The 18 students sitting cross-legged on a patch of carpeting were already aware of the plot to ‘Li’s Chinese New Year.’They heard it read to them in English the week before, but this time students listened as it was read in Cantonese. The colorful picture book was written in Chinese. The story shares the traditions of the Chinese New Year celebration, from the parade, red envelopes and the animals of the zodiac, which will be celebrated Saturday.

When it was time to ask questions, students shifted to sit on their knees, hands shot into the air as Mung answered questions, students rocked off their feet, hands inching higher into the air to be called on — “How do you read [the characters];” “Is every symbol a word?;” “When you have Chinese New Year, what do you eat?;” “Where did you learn your language?”

Thai replied: “From left to right;” “Yes;” “We eat chicken, rooster, pork;” “in Vietnam.”

Though Thai speaks Vietnamese, Cantonese, Mandarin and English, he spoke in his native Cantonese during the read-aloud program. He also read aloud to his daughter, Haidee’s, class Friday morning.

Webster Hill second-graders Alexander Oyala, 7, (from left) and Kassie Montero, 8, listen as Mung Thai, the father of one of their classmates, reads a children’s book, “Li’s Chinese New Year”, to their class in Cantonese. Every few weeks, Webster Hill’s English as a Second Language department hosts book readings in different languages. Mung Thai is the father of Webster Hill second-grader Nick Thai, 7.

Mung showed students photos of a rooster — this is the Year of the Rooster — and customary dishes shared during the New Year Celebration and how to say the dishes in Cantonese. Nick, 7, showed his fellow students a hand-puppet-sized red dragon, a miniature version of dragons seen during Chinese New Year parades.

Now seated at their desks, white boards and markers in front of them, students waited as Thai wrote the words for “rooster,” “Happy New Year” and “father,” along with the numbers 1-10, in Chinese on the board, then said them aloud for students, who repeated each phrase: “gai (rooster),” “sun-li-fi-la (Happy New Year),” and “bah bah” (father).

Students looked up at the board at the front of the classroom, back at their white board, up at the board, back at theirs, making sure what they saw matched what they wrote in front of them.

Thai is one of five parents who have come into Webster Hill Elementary School this year to read aloud in their native language. Last year, 17 people – parents, grandparents, the school’s custodian and a teacher – spoke to students in their native language – Somali, Farsi, Japanese, French and Portuguese, among others, English as a Second Language teacher Darci Melchor said.

“Farsi was a big one,” Melchor said. “The mom, in addition to reading in Farsi, talked about the importance of Muslim women wearing a hijab.”

Children first read the children’s book, “Li’s Chinese New Year” , in English before Mung Thai read it to them in Cantonese on Friday morning at Webster Hill in West Hartford. Every few weeks, the schools English as a Second Language department hosts book readings in different languages.
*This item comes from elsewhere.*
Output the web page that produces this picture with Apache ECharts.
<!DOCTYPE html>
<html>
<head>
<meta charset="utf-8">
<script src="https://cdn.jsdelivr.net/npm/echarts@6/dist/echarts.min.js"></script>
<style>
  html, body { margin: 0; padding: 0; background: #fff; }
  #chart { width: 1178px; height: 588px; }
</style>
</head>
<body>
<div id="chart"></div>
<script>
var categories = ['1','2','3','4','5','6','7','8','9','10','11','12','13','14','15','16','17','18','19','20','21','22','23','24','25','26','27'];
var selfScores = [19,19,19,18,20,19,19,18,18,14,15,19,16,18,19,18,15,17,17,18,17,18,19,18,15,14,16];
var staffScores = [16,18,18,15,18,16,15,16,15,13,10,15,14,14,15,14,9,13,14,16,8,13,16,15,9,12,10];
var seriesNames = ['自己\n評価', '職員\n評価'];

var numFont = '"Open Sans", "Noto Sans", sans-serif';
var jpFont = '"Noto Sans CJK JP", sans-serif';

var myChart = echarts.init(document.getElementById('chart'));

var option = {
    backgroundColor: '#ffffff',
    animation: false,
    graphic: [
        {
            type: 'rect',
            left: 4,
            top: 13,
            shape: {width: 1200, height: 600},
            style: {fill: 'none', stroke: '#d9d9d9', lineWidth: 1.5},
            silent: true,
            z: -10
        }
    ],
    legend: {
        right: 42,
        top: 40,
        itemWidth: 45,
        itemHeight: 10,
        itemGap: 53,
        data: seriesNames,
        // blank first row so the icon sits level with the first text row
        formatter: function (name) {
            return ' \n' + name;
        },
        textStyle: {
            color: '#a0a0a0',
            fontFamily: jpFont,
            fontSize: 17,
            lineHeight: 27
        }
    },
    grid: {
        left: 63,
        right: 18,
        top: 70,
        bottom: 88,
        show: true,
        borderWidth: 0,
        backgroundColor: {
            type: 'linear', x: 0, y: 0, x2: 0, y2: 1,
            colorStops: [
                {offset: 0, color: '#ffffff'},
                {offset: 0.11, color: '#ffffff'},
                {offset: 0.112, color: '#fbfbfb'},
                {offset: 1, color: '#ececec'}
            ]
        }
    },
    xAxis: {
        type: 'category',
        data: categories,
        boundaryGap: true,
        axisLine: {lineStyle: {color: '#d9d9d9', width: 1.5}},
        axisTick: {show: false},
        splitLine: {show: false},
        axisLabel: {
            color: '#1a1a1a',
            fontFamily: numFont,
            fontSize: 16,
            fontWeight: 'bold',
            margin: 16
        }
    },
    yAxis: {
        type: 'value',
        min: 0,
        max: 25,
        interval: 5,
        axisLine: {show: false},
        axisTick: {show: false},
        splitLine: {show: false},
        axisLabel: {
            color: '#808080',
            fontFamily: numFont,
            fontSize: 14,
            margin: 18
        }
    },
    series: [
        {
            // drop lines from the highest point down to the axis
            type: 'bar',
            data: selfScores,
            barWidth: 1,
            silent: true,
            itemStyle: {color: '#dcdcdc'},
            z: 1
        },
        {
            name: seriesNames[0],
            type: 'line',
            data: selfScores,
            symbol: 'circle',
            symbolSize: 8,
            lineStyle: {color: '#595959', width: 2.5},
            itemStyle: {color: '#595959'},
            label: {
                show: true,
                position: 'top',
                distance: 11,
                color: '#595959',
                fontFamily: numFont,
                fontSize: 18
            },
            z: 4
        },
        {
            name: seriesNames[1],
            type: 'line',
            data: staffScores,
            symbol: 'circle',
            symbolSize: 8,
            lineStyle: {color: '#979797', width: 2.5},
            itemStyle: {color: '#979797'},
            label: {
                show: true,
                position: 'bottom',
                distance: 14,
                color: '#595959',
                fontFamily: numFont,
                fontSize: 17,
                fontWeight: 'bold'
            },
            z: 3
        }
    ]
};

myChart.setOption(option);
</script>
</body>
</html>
The idea to bring parents into the classroom and share their native language and culture started as a conversation between Melchor, fellow ESOL teacher Jeff Bette and Webster Hill principal Jeffrey Wallowitz. Webster Hill, this year, includes students who speak 22 different languages, Melchor said, and this program is a way to embrace that.

“We send a clear message that we value [native languages] and we ask you to come in and share that with the school,” Wallowitz said. “We want families to read to their children in their native languages as much as they can and it’s just a way to celebrate that and say, ‘Hey, it’s important to still maintain your culture and maintain your language,’ and by doing this we highlight it, we celebrate it and we value it.”
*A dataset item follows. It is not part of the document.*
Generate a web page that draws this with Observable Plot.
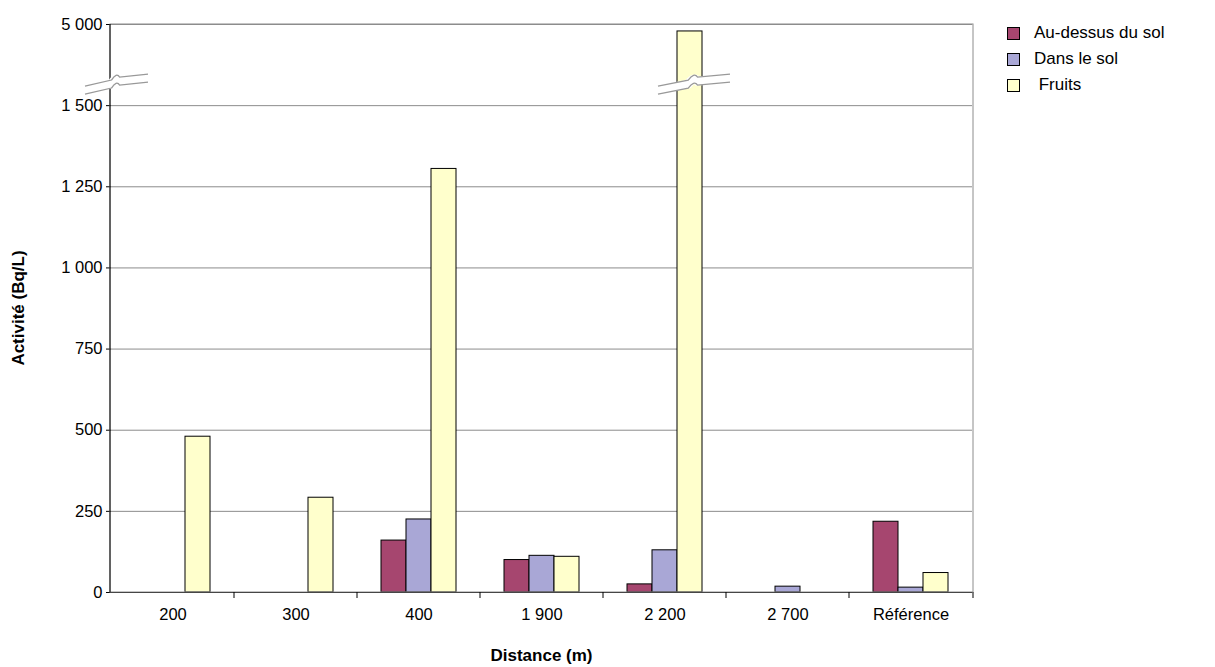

For Thai, Friday was “very exciting for me, I have never been a teacher but look, I am a teacher today.”

Thai said he has lived in West Hartford for the last 20 years, and that he and his wife make a point to speak Cantonese when their children are home.
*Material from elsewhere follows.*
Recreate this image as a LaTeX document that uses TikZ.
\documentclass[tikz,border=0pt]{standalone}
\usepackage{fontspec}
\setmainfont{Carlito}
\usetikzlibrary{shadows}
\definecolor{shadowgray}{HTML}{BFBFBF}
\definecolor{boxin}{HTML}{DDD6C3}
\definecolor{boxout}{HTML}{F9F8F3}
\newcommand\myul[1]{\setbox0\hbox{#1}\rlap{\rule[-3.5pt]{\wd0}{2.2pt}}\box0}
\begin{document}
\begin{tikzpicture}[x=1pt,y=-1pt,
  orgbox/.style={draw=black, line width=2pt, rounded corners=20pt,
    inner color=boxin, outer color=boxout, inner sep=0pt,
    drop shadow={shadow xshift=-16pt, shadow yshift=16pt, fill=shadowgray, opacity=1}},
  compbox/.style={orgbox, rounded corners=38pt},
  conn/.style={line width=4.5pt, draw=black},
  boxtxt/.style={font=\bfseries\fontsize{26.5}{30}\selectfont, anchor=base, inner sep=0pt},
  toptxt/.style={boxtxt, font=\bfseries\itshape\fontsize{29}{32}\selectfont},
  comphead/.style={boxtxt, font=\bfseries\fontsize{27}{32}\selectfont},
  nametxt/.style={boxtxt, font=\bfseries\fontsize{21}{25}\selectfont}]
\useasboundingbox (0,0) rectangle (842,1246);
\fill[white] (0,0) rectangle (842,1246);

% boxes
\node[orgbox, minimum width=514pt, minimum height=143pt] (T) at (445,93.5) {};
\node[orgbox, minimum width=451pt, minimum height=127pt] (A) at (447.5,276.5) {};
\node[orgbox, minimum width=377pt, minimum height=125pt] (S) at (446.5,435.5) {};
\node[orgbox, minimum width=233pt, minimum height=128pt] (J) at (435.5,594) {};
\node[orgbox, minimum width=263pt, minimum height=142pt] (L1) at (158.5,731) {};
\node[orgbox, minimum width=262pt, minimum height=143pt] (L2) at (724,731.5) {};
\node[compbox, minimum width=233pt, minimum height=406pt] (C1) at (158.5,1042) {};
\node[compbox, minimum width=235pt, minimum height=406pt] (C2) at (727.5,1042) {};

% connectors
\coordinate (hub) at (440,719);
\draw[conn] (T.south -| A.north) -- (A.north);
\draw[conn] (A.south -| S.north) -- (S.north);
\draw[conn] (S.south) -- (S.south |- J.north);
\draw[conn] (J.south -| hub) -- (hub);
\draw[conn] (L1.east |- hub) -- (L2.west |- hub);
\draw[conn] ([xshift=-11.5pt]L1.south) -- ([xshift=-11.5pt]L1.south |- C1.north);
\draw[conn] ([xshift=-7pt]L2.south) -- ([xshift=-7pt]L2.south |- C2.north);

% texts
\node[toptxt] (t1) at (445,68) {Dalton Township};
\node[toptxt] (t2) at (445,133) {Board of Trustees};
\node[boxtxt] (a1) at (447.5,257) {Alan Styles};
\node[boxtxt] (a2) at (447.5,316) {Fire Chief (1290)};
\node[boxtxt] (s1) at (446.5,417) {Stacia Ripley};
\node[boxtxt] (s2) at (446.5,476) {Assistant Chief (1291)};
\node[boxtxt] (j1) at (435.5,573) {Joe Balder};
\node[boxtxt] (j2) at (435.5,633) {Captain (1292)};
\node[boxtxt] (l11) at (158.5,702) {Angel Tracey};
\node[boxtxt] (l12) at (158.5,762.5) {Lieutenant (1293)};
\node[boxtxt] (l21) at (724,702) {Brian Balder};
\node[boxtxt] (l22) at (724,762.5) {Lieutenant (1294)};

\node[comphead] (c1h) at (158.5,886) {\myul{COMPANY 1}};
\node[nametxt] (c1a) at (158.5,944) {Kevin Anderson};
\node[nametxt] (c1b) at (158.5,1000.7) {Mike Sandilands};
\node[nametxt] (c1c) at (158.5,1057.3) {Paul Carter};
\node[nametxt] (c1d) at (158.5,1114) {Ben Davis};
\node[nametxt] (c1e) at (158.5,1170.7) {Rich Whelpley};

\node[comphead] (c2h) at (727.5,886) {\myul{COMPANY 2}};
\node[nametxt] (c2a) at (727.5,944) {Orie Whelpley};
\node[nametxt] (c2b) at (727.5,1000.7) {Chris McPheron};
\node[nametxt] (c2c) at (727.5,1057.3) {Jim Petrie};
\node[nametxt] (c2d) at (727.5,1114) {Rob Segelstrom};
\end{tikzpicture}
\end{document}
Melchor and Bette launched the 2015-16 school year with a multicultural table set up at open house night. They sent home flyers to parents, asking them to come in and read – “The response was overwhelming, parents really wanted to come in and read.”

The week before a parent comes into the classroom, the teacher will read aloud the book they will hear in a different language the following week, show a map of the country the family member is from and talk a little bit about the country.

In addition to read-alouds in a family member’s native language, students begin a day taking over the morning announcements, greeting their students in a different language.

“We want them to cherish the cultural and linguistic diversity that we have here at Webster Hill,” Melchor said. “We think it’s one of our strengths and we think by bringing parents and family members in, they can learn things that we can’t teach them with our curriculum or a book or a video.”

It also gives students who come from bilingual backgrounds the chance “to shine,” Melchor said. “It puts them in a position of expertise that sometimes they don’t feel.”